WHAT IS ASKED →
Your task is to reproduce, verbatim and without pictures, the lines from the opening of the listing through the line containing "(0,0) rectangle (1024,768);".
======== GIVEN MATERIAL ========
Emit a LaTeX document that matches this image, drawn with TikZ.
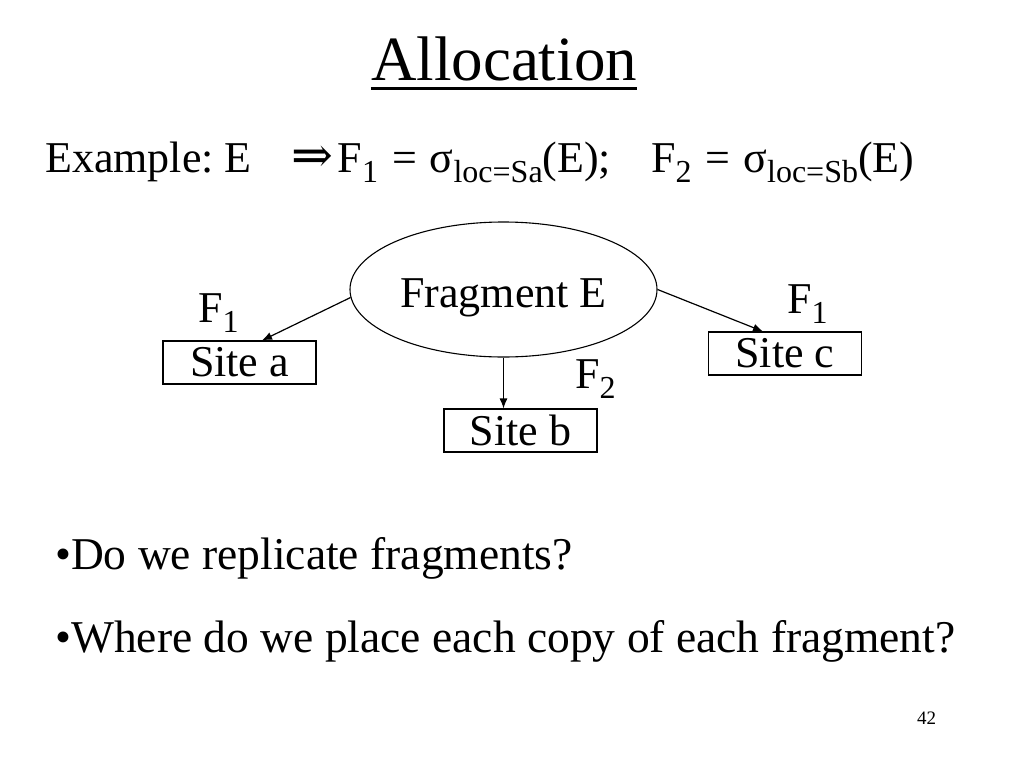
\documentclass[tikz,border=0pt]{standalone}
\usepackage{fontspec}
\setmainfont{Liberation Serif}
\newfontfamily\arrowfont{DejaVu Serif}
\usetikzlibrary{shapes.geometric,arrows.meta}
\newcommand\lsub[1]{\raisebox{-10pt}{\fontsize{32}{32}\selectfont #1}}
\newcommand\eqsp{\hspace{14pt}=\hspace{13pt}}
\frenchspacing

\begin{document}
\begin{tikzpicture}[ x=1pt, y=-1pt, >={Latex[length=10pt,width=8pt]},
        txt/.style={ inner sep=0pt, anchor=base west,
          font=\fontsize{44}{50}\selectfont },
        fragment/.style={ ellipse, draw, line width=1.1pt, inner sep=0pt,
          minimum width=307pt, minimum height=135pt, text height=35pt,
          text depth=0pt, font=\fontsize{44}{50}\selectfont },
        site/.style={ draw, line width=1.1pt, inner sep=0pt,
          minimum width=153pt, minimum height=43pt,
          font=\fontsize{44}{50}\selectfont },
        alloc/.style={ ->, line width=1.2pt } ]
        \useasboundingbox (0,0) rectangle (1024,768);

        \node[txt,anchor=base,font=\fontsize{63}{70}\selectfont] (title)
        at (504,80) {Allocation};
        \draw[line width=3pt] ([yshift=-8pt]title.base west) --
        ([yshift=-8pt]title.base east);

        \node[txt] (ex) at (45,172) {Example: E\hspace{40pt}{\arrowfont
            \fontsize{50}{50}\selectfont ⇒}\hspace{4pt}F\lsub{1}\eqsp
          σ\lsub{loc=Sa}(E);\hspace{40pt}F\lsub{2}\eqsp σ\lsub{loc=Sb}(E)};

        \node[fragment] (frag) at (503.5,289.5) {Fragment E};

        \foreach \x/\y/\l in {239.5/362.5/a,520.5/430.5/b,785/353.5/c}
        \node[site] (s\l) at (\x,\y) {Site \l};

        \foreach \x/\y/\n/\s in {198/322/1/a,575/388/2/b,787/313/1/c}
        \node[txt] (f\s) at (\x,\y) {F\lsub{\n}};

        \draw[alloc] (frag.183) -- ([xshift=22.5pt]sa.north);
        \draw[alloc] (frag.south) -- (frag.south |- sb.north);
        \draw[alloc] (frag.east) -- ([xshift=-22pt]sc.north);

        \node[txt,font=\fontsize{45.5}{50}\selectfont] (q1) at (55,569)
        {•Do we replicate fragments?};
        \node[txt,font=\fontsize{45.5}{50}\selectfont] (q2) at (55,652)
        {•Where do we place each copy of each fragment?};

        \node[txt,font=\fontsize{19}{22}\selectfont] (page) at (917,724) {42};
      \end{tikzpicture}
\end{document}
========
RESULT OF THE TASK →
Emit a LaTeX document that matches this image, drawn with TikZ.
\documentclass[tikz,border=0pt]{standalone}
\usepackage{fontspec}
\setmainfont{Liberation Serif}
\newfontfamily\arrowfont{DejaVu Serif}
\usetikzlibrary{shapes.geometric,arrows.meta}
\newcommand\lsub[1]{\raisebox{-10pt}{\fontsize{32}{32}\selectfont #1}}
\newcommand\eqsp{\hspace{14pt}=\hspace{13pt}}
\frenchspacing

\begin{document}
\begin{tikzpicture}[ x=1pt, y=-1pt, >={Latex[length=10pt,width=8pt]},
        txt/.style={ inner sep=0pt, anchor=base west,
          font=\fontsize{44}{50}\selectfont },
        fragment/.style={ ellipse, draw, line width=1.1pt, inner sep=0pt,
          minimum width=307pt, minimum height=135pt, text height=35pt,
          text depth=0pt, font=\fontsize{44}{50}\selectfont },
        site/.style={ draw, line width=1.1pt, inner sep=0pt,
          minimum width=153pt, minimum height=43pt,
          font=\fontsize{44}{50}\selectfont },
        alloc/.style={ ->, line width=1.2pt } ]
        \useasboundingbox (0,0) rectangle (1024,768);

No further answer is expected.